Probability – L12.8 The Correlation Coefficient

The covariance between two random variables tells us something about the strength of the dependence between them.

But it is not so easy to interpret qualitatively.

For example, if I tell you that the covariance of X and Y is equal to 5, this does not tell you very much about whether X and Y are closely related or not.

Another difficulty is that if X and Y are in units, let’s say, of meters, then the covariance will have units of meters squared.

And this is hard to interpret.

A much more informative quantity is the so-called correlation coefficient, which is a dimensionless version of the covariance.

It is defined by this formula here.

We just take the covariance and divide it by the product of the standard deviations of the two random variables.

Now, if X has units of meters, then the standard deviation also has units of meters.

And so this ratio will be dimensionless.

And it is not affected by the units that we’re using.
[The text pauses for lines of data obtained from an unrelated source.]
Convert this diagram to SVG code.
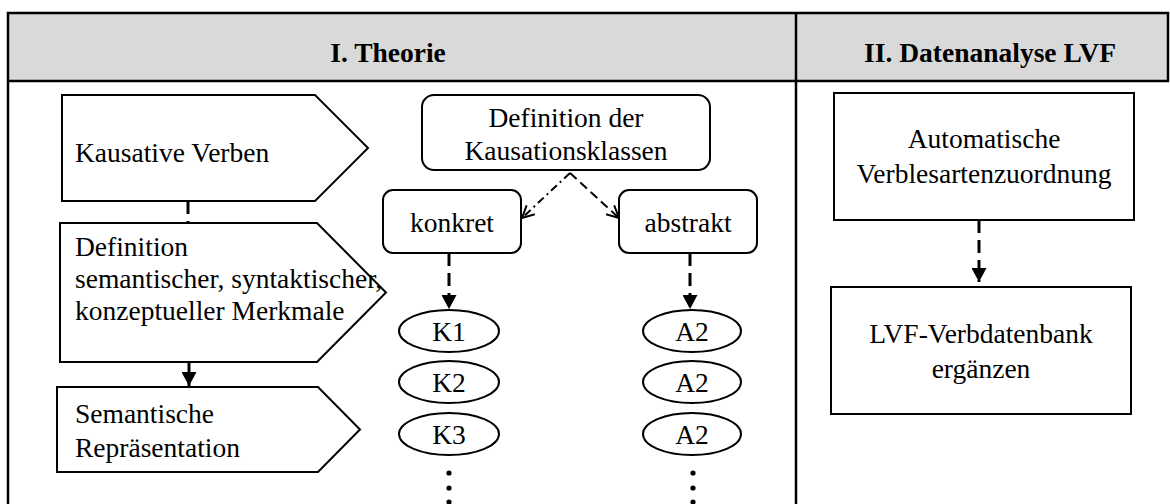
<svg xmlns="http://www.w3.org/2000/svg" width="1170" height="504" viewBox="0 0 1170 504" font-family="'Liberation Serif', 'Times New Roman', Times, serif">
  <defs>
    <!-- filled head for the heavy dashed/solid arrows -->
    <marker id="solidHead" markerUnits="userSpaceOnUse" viewBox="0 0 14 15" markerWidth="14" markerHeight="15" refX="14" refY="7.5" orient="auto">
      <path d="M0,0 L14,7.5 L0,15 Z" fill="#000"/>
    </marker>
    <!-- open stick head for the thin branch arrows -->
    <marker id="openHead" markerUnits="userSpaceOnUse" viewBox="0 0 14 14" markerWidth="14" markerHeight="14" refX="13" refY="7" orient="auto">
      <path d="M1,1 L13,7 L1,13" fill="none" stroke="#000" stroke-width="2"/>
    </marker>
  </defs>
  <style>
    .frame{fill:none;stroke:#000;stroke-width:2.5}
    .box{fill:#fff;stroke:#000;stroke-width:2}
    .t{font-family:'Liberation Serif', 'Times New Roman', Times, serif;font-size:27.5px;fill:#000}
    .c{text-anchor:middle}
    .h{font-weight:bold}
    .heavy{fill:none;stroke:#000;stroke-width:3;stroke-dasharray:13 7}
    .solid{fill:none;stroke:#000;stroke-width:3}
    .thin{fill:none;stroke:#000;stroke-width:2}
  </style>

  <rect width="1170" height="504" fill="#fff"/>

  <!-- table frame with grey header row -->
  <g id="frame">
    <rect x="8" y="13" width="1160" height="68" fill="#d9d9d9"/>
    <path class="frame" d="M8,504 V13 H1168 V81 H8 M796,13 V504"/>
    <text class="t c h" x="388" y="62">I. Theorie</text>
    <text class="t c h" x="990" y="62">II. Datenanalyse LVF</text>
  </g>

  <!-- connectors -->
  <g id="connectors">
    <line class="heavy" x1="188" y1="201" x2="188" y2="223"/>
    <line class="solid" x1="189" y1="362" x2="189" y2="386" marker-end="url(#solidHead)"/>
    <line class="thin" x1="570" y1="173" x2="522" y2="218" stroke-dasharray="8 4 2 4" marker-end="url(#openHead)"/>
    <line class="thin" x1="570" y1="173" x2="619" y2="218" stroke-dasharray="9 5" marker-end="url(#openHead)"/>
    <line class="heavy" x1="449" y1="253" x2="449" y2="309" marker-end="url(#solidHead)"/>
    <line class="heavy" x1="690" y1="253" x2="690" y2="309" marker-end="url(#solidHead)"/>
    <line class="heavy" x1="979" y1="220" x2="979" y2="282" marker-end="url(#solidHead)"/>
  </g>

  <!-- left column: process steps -->
  <g id="kausative-verben">
    <polygon class="box" points="62,95 315,95 368,148 315,201 62,201"/>
    <text class="t" x="75" y="162">Kausative Verben</text>
  </g>
  <g id="definition-merkmale">
    <polygon class="box" points="60,223 317,223 386,292.5 317,362 60,362"/>
    <text class="t" x="75" y="256">Definition</text>
    <text class="t" x="75" y="288">semantischer, syntaktischer,</text>
    <text class="t" x="75" y="320">konzeptueller Merkmale</text>
  </g>
  <g id="semantische-repraesentation">
    <polygon class="box" points="57,387 318,387 360,429.5 318,472 57,472"/>
    <text class="t" x="75" y="423">Semantische</text>
    <text class="t" x="75" y="457">Repräsentation</text>
  </g>

  <!-- middle column: causation classes -->
  <g id="definition-kausationsklassen">
    <rect class="box" x="422" y="95" width="288" height="75" rx="12"/>
    <text class="t c" x="566" y="127">Definition der</text>
    <text class="t c" x="566" y="160">Kausationsklassen</text>
  </g>
  <g id="konkret">
    <rect class="box" x="383" y="190" width="138" height="63" rx="10"/>
    <text class="t c" x="452" y="232">konkret</text>
  </g>
  <g id="abstrakt">
    <rect class="box" x="619" y="190" width="138" height="63" rx="10"/>
    <text class="t c" x="688" y="232">abstrakt</text>
  </g>
  <g id="k1">
    <ellipse class="box" cx="449" cy="331" rx="50" ry="21"/>
    <text class="t c" x="449" y="341">K1</text>
  </g>
  <g id="k2">
    <ellipse class="box" cx="449" cy="382" rx="50" ry="21"/>
    <text class="t c" x="449" y="392">K2</text>
  </g>
  <g id="k3">
    <ellipse class="box" cx="449" cy="434" rx="50" ry="21"/>
    <text class="t c" x="449" y="444">K3</text>
  </g>
  <g id="a2-1">
    <ellipse class="box" cx="692" cy="331" rx="49" ry="21"/>
    <text class="t c" x="692" y="341">A2</text>
  </g>
  <g id="a2-2">
    <ellipse class="box" cx="692" cy="382" rx="49" ry="21"/>
    <text class="t c" x="692" y="392">A2</text>
  </g>
  <g id="a2-3">
    <ellipse class="box" cx="692" cy="434" rx="49" ry="21"/>
    <text class="t c" x="692" y="444">A2</text>
  </g>
  <g id="ellipsis-dots">
    <circle cx="449" cy="473" r="2.6"/>
    <circle cx="449" cy="488" r="2.6"/>
    <circle cx="449" cy="502" r="2.6"/>
    <circle cx="693" cy="473" r="2.6"/>
    <circle cx="693" cy="488" r="2.6"/>
    <circle cx="693" cy="502" r="2.6"/>
  </g>

  <!-- right column: data analysis -->
  <g id="verblesartenzuordnung">
    <rect class="box" x="834" y="93" width="300" height="127"/>
    <text class="t c" x="984" y="148">Automatische</text>
    <text class="t c" x="984" y="183">Verblesartenzuordnung</text>
  </g>
  <g id="verbdatenbank">
    <rect class="box" x="831" y="287" width="300" height="127"/>
    <text class="t c" x="981" y="343">LVF-Verbdatenbank</text>
    <text class="t c" x="981" y="378">ergänzen</text>
  </g>
</svg>
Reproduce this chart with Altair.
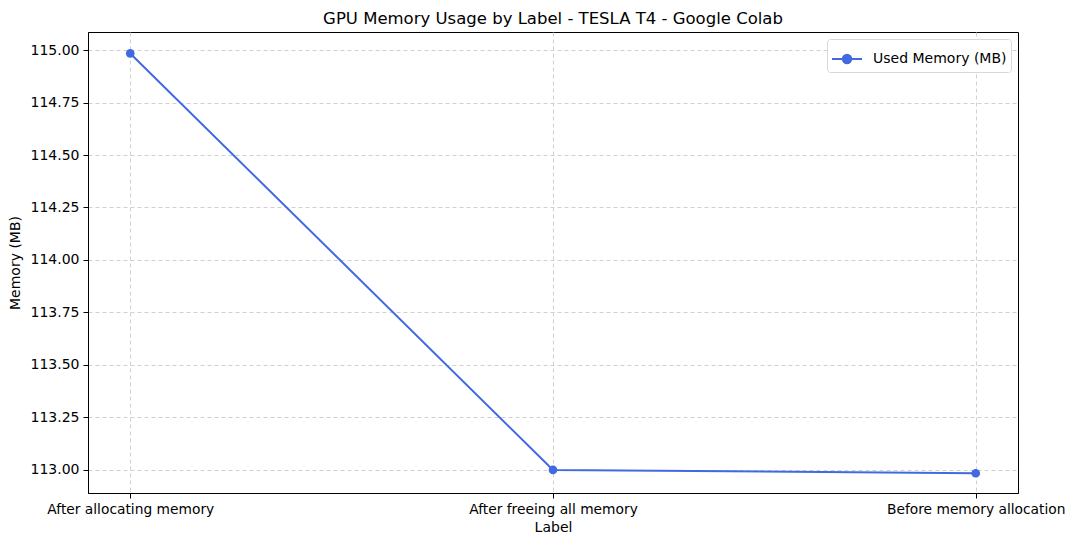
import altair as alt
import pandas as pd

labels = ["After allocating memory", "After freeing all memory", "Before memory allocation"]
used_mb = [114.984, 113.0, 112.984]
series = ["Used Memory (MB)"] * 3
y_ticks = [113.0, 113.25, 113.5, 113.75, 114.0, 114.25, 114.5, 114.75, 115.0]

df = pd.DataFrame({"Label": labels, "Memory": used_mb, "Series": series})

FONT = "DejaVu Sans"
BLUE = "#4169E1"

legend_symbol = "M-1,0L1,0M-0.28,0A0.28,0.28 0 1,0 0.28,0A0.28,0.28 0 1,0 -0.28,0Z"

base = alt.Chart(df).encode(
    x=alt.X("Label:N", sort=labels,
            scale=alt.Scale(type="point", padding=0.1),
            axis=alt.Axis(title="Label", labelAngle=0, grid=True, gridDash=[4, 3],
                          gridColor="#d0d0d0", tickSize=5, labelPadding=4, labelLimit=400,
                          labelOverlap=False, labelFontSize=13.8,
                          titlePadding=5, domainColor="black", tickColor="black")),
    y=alt.Y("Memory:Q",
            scale=alt.Scale(domain=[112.89, 115.086], zero=False, nice=False),
            axis=alt.Axis(title="Memory (MB)", values=y_ticks, format=".2f", grid=True,
                          gridDash=[4, 3], gridColor="#d0d0d0", tickSize=5, labelPadding=4,
                          titlePadding=8, domainColor="black", tickColor="black")),
    color=alt.Color("Series:N", scale=alt.Scale(range=[BLUE]),
                    legend=alt.Legend(title=None, orient="top-right", symbolType=legend_symbol,
                                      symbolSize=900, symbolStrokeWidth=2,
                                      symbolFillColor=BLUE, symbolStrokeColor=BLUE,
                                      labelFontSize=14, labelFont=FONT, labelOffset=10,
                                      strokeColor="#d8d8d8", fillColor="white",
                                      cornerRadius=3, padding=4, offset=7)),
)

line = base.mark_line(strokeWidth=2)
pts = base.mark_circle(size=75, opacity=1)

chart = (line + pts).properties(
    width=930, height=461,
    title=alt.Title("GPU Memory Usage by Label - TESLA T4 - Google Colab",
                    font=FONT, fontSize=16.5, fontWeight="normal", offset=5),
    autosize=alt.AutoSizeParams(type="none"),
    padding={"left": 80, "top": 24, "right": 49, "bottom": 46},
).configure_view(stroke="black", strokeWidth=1).configure_axis(
    labelFont=FONT, titleFont=FONT, labelFontSize=14, titleFontSize=14,
    titleFontWeight="normal", labelColor="black", titleColor="black"
)

chart.save("out.html", embed_options={"renderer": "svg", "actions": False})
The same is true for this ratio here, and this is why the correlation coefficient does not have any units of its own.

One remark– if we’re dealing with a random variable whose standard deviation is equal to 0– so its variance is also equal to 0– then we have a random variable, which is identically equal to a constant.

Well, for such cases of degenerate random variables, then the correlation coefficient is not defined, because it would have involved a division by 0.

A very important property of the correlation coefficient is the following.

It turns out that the correlation coefficient is always between minus 1 and 1.

And this allows us to judge whether a certain correlation coefficient is big or not, because we now have an absolute scale.

And so it does provide a measure of the degree to which two random variables are associated.

To interpret the correlation coefficient, let’s now look at some extreme cases.

Suppose that X and Y are independent.

In that case, we know that the covariance is going to be equal to 0.

And therefore, the correlation coefficient is also going to be equal to 0.

And in that case, we say that the two random variables are uncorrelated.

However, the converse statement is not true.

We have seen already an example in which we have zero covariance and therefore zero correlation, but yet the two random variables were dependent.

Let us now look at the other extreme, where the two random variables are as dependent as they can be.

So let’s look at the correlation coefficient of one random variable with itself.

What is it going to be?

The covariance of a random variable with itself is just the variance of that random variable, now, sigma X is going to be the same as sigma Y, because we’re taking Y to be the same as X.

So we’re dividing by sigma X squared.

But the square of the standard deviation is the variance.

So we obtain a value of 1.

So a correlation coefficient of 1 shows up in such a case of an extreme dependence.

If instead we had taken the correlation coefficient of X with the negative of X, in that case, we would have obtained a correlation coefficient of minus 1.

A somewhat more general situation than the one we considered here is the following.

If we have two random variables that have a linear relationship– that is, if I know Y I can figure out the value of X with absolute certainty, and I can figure it out by using a linear formula.

In this case, it turns out that the correlation coefficient is either plus 1 or minus 1.

And the converse is true.

If the correlation coefficient has absolute value of 1, then the two random variables obey a deterministic linear relation between them.

So to conclude, an extreme value for the correlation coefficient of plus or minus 1 is equivalent to having a deterministic relation between the two random variables involved.

A final remark about the algebraic properties of the correlation coefficient- What can we say about the correlation coefficient of a linear function of a random variable with another?

Well, we already know something about what happens to the covariance when we form a linear function.

And the covariance of aX plus b with Y is related this way to the covariance of X with Y.

Now, let us use this property and calculate the correlation coefficient between aX plus b and Y.

In the numerator, we have the covariance of aX plus b with Y, which is equal to a times the covariance of X with Y.

At the denominator, we have the standard deviation of this random variable.

Now, the standard deviation of this random variable is equal to a times the standard deviation of X, if a is positive.

If a is negative, then we need to put the minus sign.

But in either case, we will have here the absolute value of a times the standard deviation of X.

And then we divide by the standard deviation of the second random variable, which is Y.

And so what we obtain here is this ratio, which is a correlation coefficient of X with Y times this quantity, which is the sign of a.

So we have the sign of a times the correlation coefficient of X with Y.

So in particular, the magnitude of the correlation coefficient is not going to change when we replace X by aX plus b.

And this essentially means that if we change the units of the random variable X, for example, suppose that X was degrees Celsius and aX plus b is degrees Fahrenheit, going from one set of units, Celsius degrees, to another set of units, degrees in Fahrenheit, is not going to change the correlation coefficient of the temperature with some other random variable.

So this is a nice property of the correlation coefficient, again, which reflects the fact that it’s dimensionless, it doesn’t have any units of its own, and it doesn’t depend on what kinds of units we use for each one of the random variables.